>> START GIVEN INFORMATION

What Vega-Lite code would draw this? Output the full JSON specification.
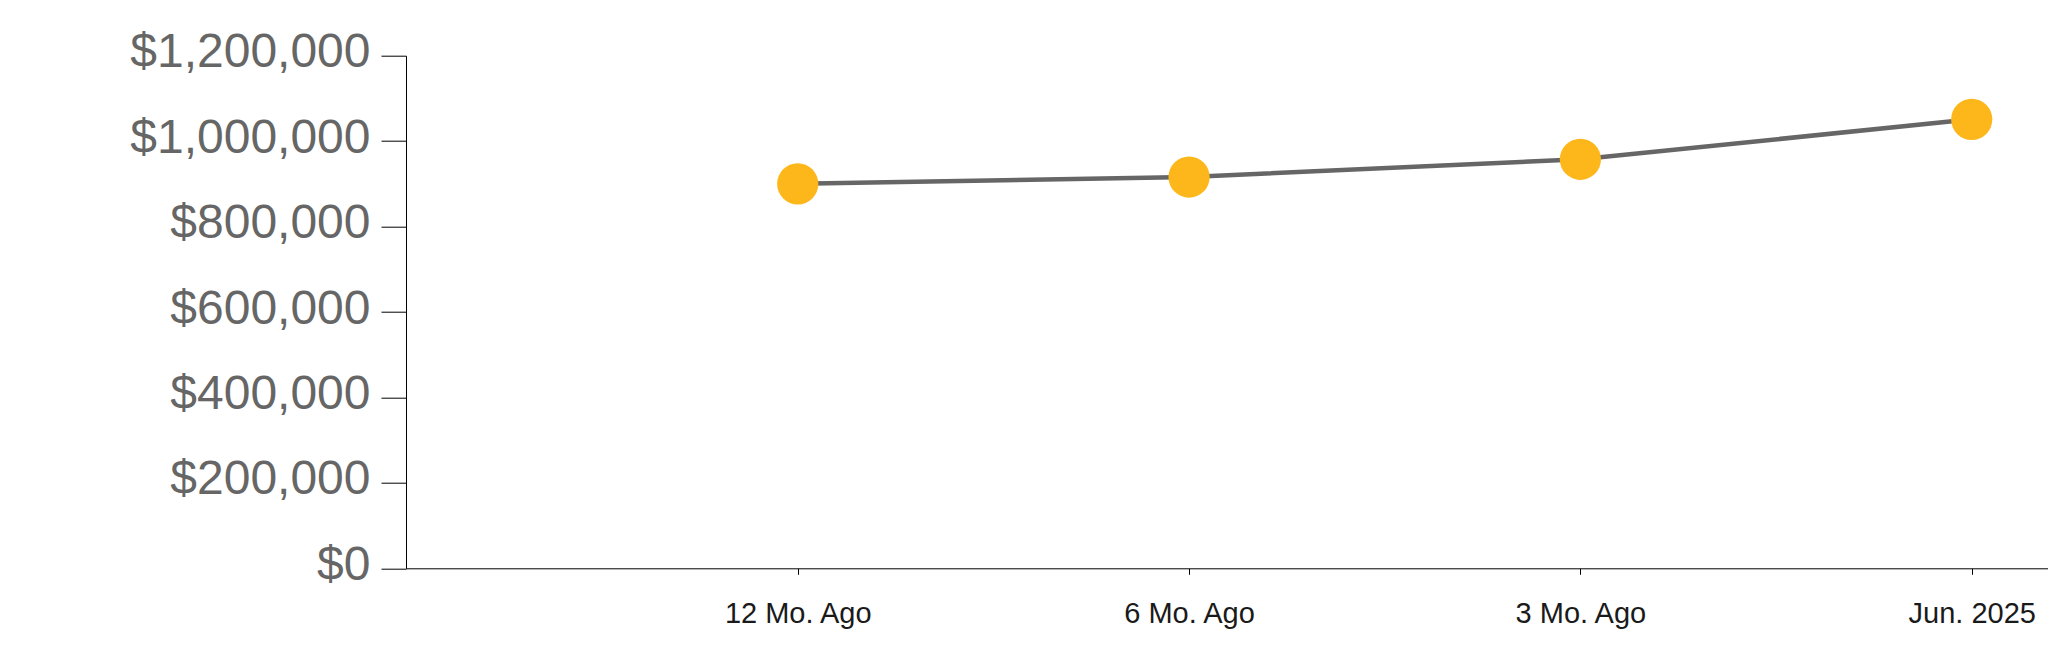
{
  "$schema": "https://vega.github.io/schema/vega-lite/v6.json",
  "autosize": "none",
  "width": 1642,
  "height": 512.6,
  "padding": {"left": 406, "top": 55.7, "right": 0, "bottom": 94.7},
  "background": "white",
  "config": {"view": {"stroke": null}},
  "data": {
    "values": [
      {"period": "12 Mo. Ago", "value": 900000},
      {"period": "6 Mo. Ago", "value": 916000},
      {"period": "3 Mo. Ago", "value": 957500},
      {"period": "Jun. 2025", "value": 1051000}
    ]
  },
  "encoding": {
    "x": {
      "field": "period",
      "type": "ordinal",
      "sort": null,
      "scale": {"type": "point", "padding": 0.598, "align": 0.837},
      "axis": {
        "title": null,
        "labelAngle": 0,
        "labelFont": "Liberation Sans",
        "labelFontSize": 29,
        "labelColor": "#1a1a1a",
        "labelPadding": 25,
        "labelLimit": 0,
        "tickSize": 6,
        "tickColor": "#000000",
        "domainColor": "#000000",
        "grid": false
      }
    },
    "y": {
      "field": "value",
      "type": "quantitative",
      "scale": {"domain": [0, 1200000], "nice": false},
      "axis": {
        "title": null,
        "values": [0, 200000, 400000, 600000, 800000, 1000000, 1200000],
        "format": "$,.0f",
        "labelFont": "Liberation Sans",
        "labelFontSize": 48,
        "labelColor": "#666666",
        "labelPadding": 11,
        "labelOffset": -3,
        "labelLimit": 0,
        "tickSize": 25,
        "tickColor": "#000000",
        "domainColor": "#000000",
        "grid": false
      }
    }
  },
  "layer": [
    {"mark": {"type": "line", "color": "#666666", "strokeWidth": 4.5}},
    {"mark": {"type": "point", "filled": true, "opacity": 1, "color": "#FDB71A", "size": 1700}}
  ]
}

>> END GIVEN INFORMATION

Go through the listing above and write it out again exactly, dropping the pictures.

What Vega-Lite code would draw this? Output the full JSON specification.
{
  "$schema": "https://vega.github.io/schema/vega-lite/v6.json",
  "autosize": "none",
  "width": 1642,
  "height": 512.6,
  "padding": {"left": 406, "top": 55.7, "right": 0, "bottom": 94.7},
  "background": "white",
  "config": {"view": {"stroke": null}},
  "data": {
    "values": [
      {"period": "12 Mo. Ago", "value": 900000},
      {"period": "6 Mo. Ago", "value": 916000},
      {"period": "3 Mo. Ago", "value": 957500},
      {"period": "Jun. 2025", "value": 1051000}
    ]
  },
  "encoding": {
    "x": {
      "field": "period",
      "type": "ordinal",
      "sort": null,
      "scale": {"type": "point", "padding": 0.598, "align": 0.837},
      "axis": {
        "title": null,
        "labelAngle": 0,
        "labelFont": "Liberation Sans",
        "labelFontSize": 29,
        "labelColor": "#1a1a1a",
        "labelPadding": 25,
        "labelLimit": 0,
        "tickSize": 6,
        "tickColor": "#000000",
        "domainColor": "#000000",
        "grid": false
      }
    },
    "y": {
      "field": "value",
      "type": "quantitative",
      "scale": {"domain": [0, 1200000], "nice": false},
      "axis": {
        "title": null,
        "values": [0, 200000, 400000, 600000, 800000, 1000000, 1200000],
        "format": "$,.0f",
        "labelFont": "Liberation Sans",
        "labelFontSize": 48,
        "labelColor": "#666666",
        "labelPadding": 11,
        "labelOffset": -3,
        "labelLimit": 0,
        "tickSize": 25,
        "tickColor": "#000000",
        "domainColor": "#000000",
        "grid": false
      }
    }
  },
  "layer": [
    {"mark": {"type": "line", "color": "#666666", "strokeWidth": 4.5}},
    {"mark": {"type": "point", "filled": true, "opacity": 1, "color": "#FDB71A", "size": 1700}}
  ]
}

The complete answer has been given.